**PROBLEM TO WORK ON:**
Quote the listing below in full and exactly as written, but omit every picture.

-- MATERIAL PROVIDED start --

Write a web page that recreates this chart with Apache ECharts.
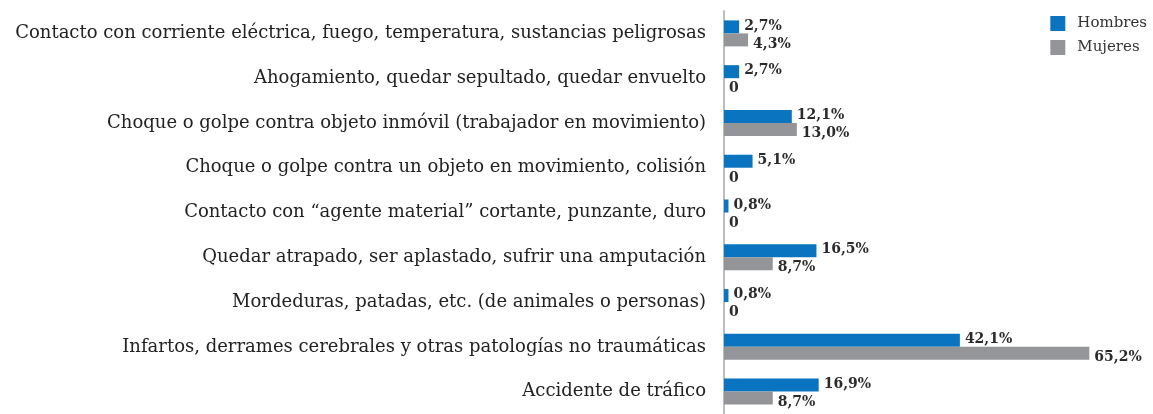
<!DOCTYPE html>
<html>
<head>
<meta charset="utf-8">
<script src="https://cdn.jsdelivr.net/npm/echarts@6/dist/echarts.min.js"></script>
<style>
  html, body { margin: 0; padding: 0; background: #fff; }
  #chart { width: 1153px; height: 414px; }
</style>
</head>
<body>
<div id="chart"></div>
<script>
// Causes of accident, top to bottom
const categories = [
  'Contacto con corriente eléctrica, fuego, temperatura, sustancias peligrosas',
  'Ahogamiento, quedar sepultado, quedar envuelto',
  'Choque o golpe contra objeto inmóvil (trabajador en movimiento)',
  'Choque o golpe contra un objeto en movimiento, colisión',
  'Contacto con “agente material” cortante, punzante, duro',
  'Quedar atrapado, ser aplastado, sufrir una amputación',
  'Mordeduras, patadas, etc. (de animales o personas)',
  'Infartos, derrames cerebrales y otras patologías no traumáticas',
  'Accidente de tráfico'
];
const hombres = [2.7, 2.7, 12.1, 5.1, 0.8, 16.5, 0.8, 42.1, 16.9];
const mujeres = [4.3, 0, 13.0, 0, 0, 8.7, 0, 65.2, 8.7];
const seriesNames = ['Hombres', 'Mujeres'];

const serif = '"DejaVu Serif", "Liberation Serif", serif';

function pct(p) {
  return p.value === 0 ? '0' : p.value.toFixed(1).replace('.', ',') + '%';
}

function labelStyle(offsetY) {
  return {
    show: true,
    position: 'right',
    distance: 5,
    offset: [0, offsetY],
    formatter: pct,
    fontFamily: serif,
    fontWeight: 'bold',
    fontSize: 14,
    color: '#2b2b2b'
  };
}

const chart = echarts.init(document.getElementById('chart'));
chart.setOption({
  animation: false,
  backgroundColor: '#fff',
  grid: { left: 724, right: 20, top: 11, bottom: -2, containLabel: false },
  legend: {
    orient: 'vertical',
    right: 1,
    top: 11,
    itemWidth: 15,
    itemHeight: 15,
    itemGap: 9,
    icon: 'rect',
    data: seriesNames,
    textStyle: { fontFamily: serif, fontSize: 15, color: '#333', padding: [0, 0, 0, 7] }
  },
  xAxis: {
    type: 'value',
    min: 0,
    max: 73,
    show: false
  },
  yAxis: {
    type: 'category',
    inverse: true,
    data: categories,
    axisLine: { show: true, lineStyle: { color: '#bdbdbd', width: 2 } },
    axisTick: { show: false },
    axisLabel: {
      margin: 18,
      fontFamily: serif,
      fontSize: 18,
      color: '#222'
    }
  },
  series: [
    {
      name: seriesNames[0],
      type: 'bar',
      data: hombres,
      barWidth: 13,
      barGap: '0%',
      itemStyle: { color: '#0a74c0' },
      label: labelStyle(-1)
    },
    {
      name: seriesNames[1],
      type: 'bar',
      data: mujeres,
      barWidth: 13,
      barGap: '0%',
      itemStyle: { color: '#939598' },
      label: labelStyle(4)
    }
  ]
});
</script>
</body>
</html>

-- MATERIAL PROVIDED end --

**CORRECT RESPONSE:**
Write a web page that recreates this chart with Apache ECharts.
<!DOCTYPE html>
<html>
<head>
<meta charset="utf-8">
<script src="https://cdn.jsdelivr.net/npm/echarts@6/dist/echarts.min.js"></script>
<style>
  html, body { margin: 0; padding: 0; background: #fff; }
  #chart { width: 1153px; height: 414px; }
</style>
</head>
<body>
<div id="chart"></div>
<script>
// Causes of accident, top to bottom
const categories = [
  'Contacto con corriente eléctrica, fuego, temperatura, sustancias peligrosas',
  'Ahogamiento, quedar sepultado, quedar envuelto',
  'Choque o golpe contra objeto inmóvil (trabajador en movimiento)',
  'Choque o golpe contra un objeto en movimiento, colisión',
  'Contacto con “agente material” cortante, punzante, duro',
  'Quedar atrapado, ser aplastado, sufrir una amputación',
  'Mordeduras, patadas, etc. (de animales o personas)',
  'Infartos, derrames cerebrales y otras patologías no traumáticas',
  'Accidente de tráfico'
];
const hombres = [2.7, 2.7, 12.1, 5.1, 0.8, 16.5, 0.8, 42.1, 16.9];
const mujeres = [4.3, 0, 13.0, 0, 0, 8.7, 0, 65.2, 8.7];
const seriesNames = ['Hombres', 'Mujeres'];

const serif = '"DejaVu Serif", "Liberation Serif", serif';

function pct(p) {
  return p.value === 0 ? '0' : p.value.toFixed(1).replace('.', ',') + '%';
}

function labelStyle(offsetY) {
  return {
    show: true,
    position: 'right',
    distance: 5,
    offset: [0, offsetY],
    formatter: pct,
    fontFamily: serif,
    fontWeight: 'bold',
    fontSize: 14,
    color: '#2b2b2b'
  };
}

const chart = echarts.init(document.getElementById('chart'));
chart.setOption({
  animation: false,
  backgroundColor: '#fff',
  grid: { left: 724, right: 20, top: 11, bottom: -2, containLabel: false },
  legend: {
    orient: 'vertical',
    right: 1,
    top: 11,
    itemWidth: 15,
    itemHeight: 15,
    itemGap: 9,
    icon: 'rect',
    data: seriesNames,
    textStyle: { fontFamily: serif, fontSize: 15, color: '#333', padding: [0, 0, 0, 7] }
  },
  xAxis: {
    type: 'value',
    min: 0,
    max: 73,
    show: false
  },
  yAxis: {
    type: 'category',
    inverse: true,
    data: categories,
    axisLine: { show: true, lineStyle: { color: '#bdbdbd', width: 2 } },
    axisTick: { show: false },
    axisLabel: {
      margin: 18,
      fontFamily: serif,
      fontSize: 18,
      color: '#222'
    }
  },
  series: [
    {
      name: seriesNames[0],
      type: 'bar',
      data: hombres,
      barWidth: 13,
      barGap: '0%',
      itemStyle: { color: '#0a74c0' },
      label: labelStyle(-1)
    },
    {
      name: seriesNames[1],
      type: 'bar',
      data: mujeres,
      barWidth: 13,
      barGap: '0%',
      itemStyle: { color: '#939598' },
      label: labelStyle(4)
    }
  ]
});
</script>
</body>
</html>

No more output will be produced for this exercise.